• _WHAT IS BEING ASKED_
Images are not part of the copy; transcribe all the data exactly.
## start
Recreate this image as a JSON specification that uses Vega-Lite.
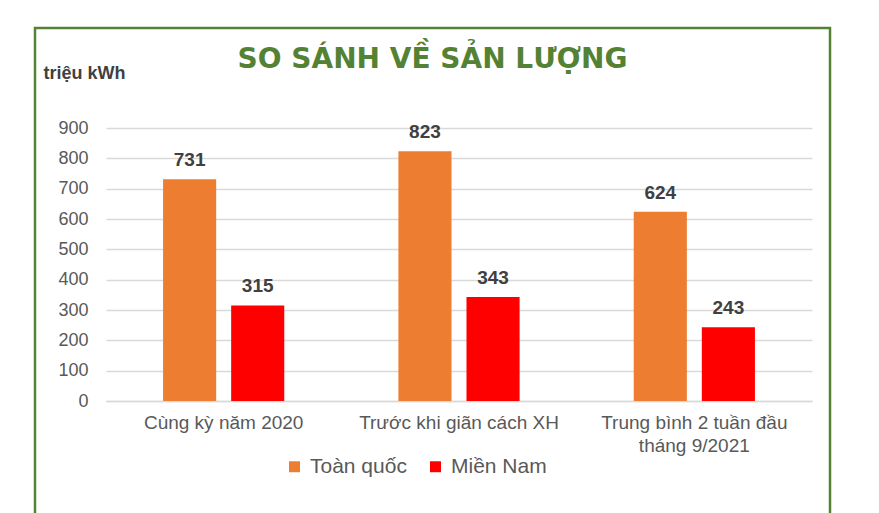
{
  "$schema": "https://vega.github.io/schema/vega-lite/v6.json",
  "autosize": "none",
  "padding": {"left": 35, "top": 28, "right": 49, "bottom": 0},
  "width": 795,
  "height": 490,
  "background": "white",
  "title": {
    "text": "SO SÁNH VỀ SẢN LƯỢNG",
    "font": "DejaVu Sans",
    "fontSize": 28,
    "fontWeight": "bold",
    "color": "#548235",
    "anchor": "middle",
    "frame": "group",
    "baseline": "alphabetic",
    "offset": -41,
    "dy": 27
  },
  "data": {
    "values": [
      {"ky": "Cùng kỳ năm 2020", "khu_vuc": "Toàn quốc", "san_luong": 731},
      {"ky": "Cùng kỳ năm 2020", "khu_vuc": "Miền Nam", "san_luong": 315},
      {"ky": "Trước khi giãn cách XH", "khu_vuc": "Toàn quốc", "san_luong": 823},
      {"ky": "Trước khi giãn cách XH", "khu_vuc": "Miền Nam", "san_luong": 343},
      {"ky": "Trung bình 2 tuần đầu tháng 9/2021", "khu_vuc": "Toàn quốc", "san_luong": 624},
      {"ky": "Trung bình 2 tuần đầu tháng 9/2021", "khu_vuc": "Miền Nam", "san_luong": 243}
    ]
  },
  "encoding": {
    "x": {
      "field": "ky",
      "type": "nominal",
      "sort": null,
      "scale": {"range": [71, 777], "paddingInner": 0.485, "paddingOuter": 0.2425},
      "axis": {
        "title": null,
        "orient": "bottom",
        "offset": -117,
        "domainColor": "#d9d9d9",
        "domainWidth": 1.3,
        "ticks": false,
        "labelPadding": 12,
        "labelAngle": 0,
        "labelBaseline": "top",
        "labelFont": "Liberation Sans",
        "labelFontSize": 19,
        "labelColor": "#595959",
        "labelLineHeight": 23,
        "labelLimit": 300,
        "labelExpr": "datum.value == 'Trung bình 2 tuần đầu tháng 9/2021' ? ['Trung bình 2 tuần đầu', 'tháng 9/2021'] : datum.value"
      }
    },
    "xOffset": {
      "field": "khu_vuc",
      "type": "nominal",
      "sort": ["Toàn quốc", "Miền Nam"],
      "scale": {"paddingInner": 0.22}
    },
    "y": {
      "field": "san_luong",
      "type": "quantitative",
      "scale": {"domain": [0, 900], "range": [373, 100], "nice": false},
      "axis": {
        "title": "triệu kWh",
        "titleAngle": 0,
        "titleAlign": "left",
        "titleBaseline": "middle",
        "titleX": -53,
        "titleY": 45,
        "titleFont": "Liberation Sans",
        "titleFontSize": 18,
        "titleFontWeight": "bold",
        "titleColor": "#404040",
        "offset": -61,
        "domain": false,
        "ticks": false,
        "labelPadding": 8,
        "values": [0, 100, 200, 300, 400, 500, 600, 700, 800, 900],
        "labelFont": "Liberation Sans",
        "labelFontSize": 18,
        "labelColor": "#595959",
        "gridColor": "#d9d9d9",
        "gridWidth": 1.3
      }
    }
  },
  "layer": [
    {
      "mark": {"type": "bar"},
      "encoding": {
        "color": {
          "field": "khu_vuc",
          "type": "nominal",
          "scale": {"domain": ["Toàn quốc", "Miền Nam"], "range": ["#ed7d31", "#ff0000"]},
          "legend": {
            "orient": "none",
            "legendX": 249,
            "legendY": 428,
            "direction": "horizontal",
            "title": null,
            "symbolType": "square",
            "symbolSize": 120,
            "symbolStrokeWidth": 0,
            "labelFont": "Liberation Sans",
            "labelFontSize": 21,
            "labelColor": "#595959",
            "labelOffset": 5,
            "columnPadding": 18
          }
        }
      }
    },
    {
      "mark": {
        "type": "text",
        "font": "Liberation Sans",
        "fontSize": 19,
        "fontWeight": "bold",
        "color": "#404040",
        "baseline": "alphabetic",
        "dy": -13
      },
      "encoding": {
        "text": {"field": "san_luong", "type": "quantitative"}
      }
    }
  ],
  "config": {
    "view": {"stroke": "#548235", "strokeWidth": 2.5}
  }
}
## end
• _THE RESULT_
Recreate this image as a JSON specification that uses Vega-Lite.
{
  "$schema": "https://vega.github.io/schema/vega-lite/v6.json",
  "autosize": "none",
  "padding": {"left": 35, "top": 28, "right": 49, "bottom": 0},
  "width": 795,
  "height": 490,
  "background": "white",
  "title": {
    "text": "SO SÁNH VỀ SẢN LƯỢNG",
    "font": "DejaVu Sans",
    "fontSize": 28,
    "fontWeight": "bold",
    "color": "#548235",
    "anchor": "middle",
    "frame": "group",
    "baseline": "alphabetic",
    "offset": -41,
    "dy": 27
  },
  "data": {
    "values": [
      {"ky": "Cùng kỳ năm 2020", "khu_vuc": "Toàn quốc", "san_luong": 731},
      {"ky": "Cùng kỳ năm 2020", "khu_vuc": "Miền Nam", "san_luong": 315},
      {"ky": "Trước khi giãn cách XH", "khu_vuc": "Toàn quốc", "san_luong": 823},
      {"ky": "Trước khi giãn cách XH", "khu_vuc": "Miền Nam", "san_luong": 343},
      {"ky": "Trung bình 2 tuần đầu tháng 9/2021", "khu_vuc": "Toàn quốc", "san_luong": 624},
      {"ky": "Trung bình 2 tuần đầu tháng 9/2021", "khu_vuc": "Miền Nam", "san_luong": 243}
    ]
  },
  "encoding": {
    "x": {
      "field": "ky",
      "type": "nominal",
      "sort": null,
      "scale": {"range": [71, 777], "paddingInner": 0.485, "paddingOuter": 0.2425},
      "axis": {
        "title": null,
        "orient": "bottom",
        "offset": -117,
        "domainColor": "#d9d9d9",
        "domainWidth": 1.3,
        "ticks": false,
        "labelPadding": 12,
        "labelAngle": 0,
        "labelBaseline": "top",
        "labelFont": "Liberation Sans",
        "labelFontSize": 19,
        "labelColor": "#595959",
        "labelLineHeight": 23,
        "labelLimit": 300,
        "labelExpr": "datum.value == 'Trung bình 2 tuần đầu tháng 9/2021' ? ['Trung bình 2 tuần đầu', 'tháng 9/2021'] : datum.value"
      }
    },
    "xOffset": {
      "field": "khu_vuc",
      "type": "nominal",
      "sort": ["Toàn quốc", "Miền Nam"],
      "scale": {"paddingInner": 0.22}
    },
    "y": {
      "field": "san_luong",
      "type": "quantitative",
      "scale": {"domain": [0, 900], "range": [373, 100], "nice": false},
      "axis": {
        "title": "triệu kWh",
        "titleAngle": 0,
        "titleAlign": "left",
        "titleBaseline": "middle",
        "titleX": -53,
        "titleY": 45,
        "titleFont": "Liberation Sans",
        "titleFontSize": 18,
        "titleFontWeight": "bold",
        "titleColor": "#404040",
        "offset": -61,
        "domain": false,
        "ticks": false,
        "labelPadding": 8,
        "values": [0, 100, 200, 300, 400, 500, 600, 700, 800, 900],
        "labelFont": "Liberation Sans",
        "labelFontSize": 18,
        "labelColor": "#595959",
        "gridColor": "#d9d9d9",
        "gridWidth": 1.3
      }
    }
  },
  "layer": [
    {
      "mark": {"type": "bar"},
      "encoding": {
        "color": {
          "field": "khu_vuc",
          "type": "nominal",
          "scale": {"domain": ["Toàn quốc", "Miền Nam"], "range": ["#ed7d31", "#ff0000"]},
          "legend": {
            "orient": "none",
            "legendX": 249,
            "legendY": 428,
            "direction": "horizontal",
            "title": null,
            "symbolType": "square",
            "symbolSize": 120,
            "symbolStrokeWidth": 0,
            "labelFont": "Liberation Sans",
            "labelFontSize": 21,
            "labelColor": "#595959",
            "labelOffset": 5,
            "columnPadding": 18
          }
        }
      }
    },
    {
      "mark": {
        "type": "text",
        "font": "Liberation Sans",
        "fontSize": 19,
        "fontWeight": "bold",
        "color": "#404040",
        "baseline": "alphabetic",
        "dy": -13
      },
      "encoding": {
        "text": {"field": "san_luong", "type": "quantitative"}
      }
    }
  ],
  "config": {
    "view": {"stroke": "#548235", "strokeWidth": 2.5}
  }
}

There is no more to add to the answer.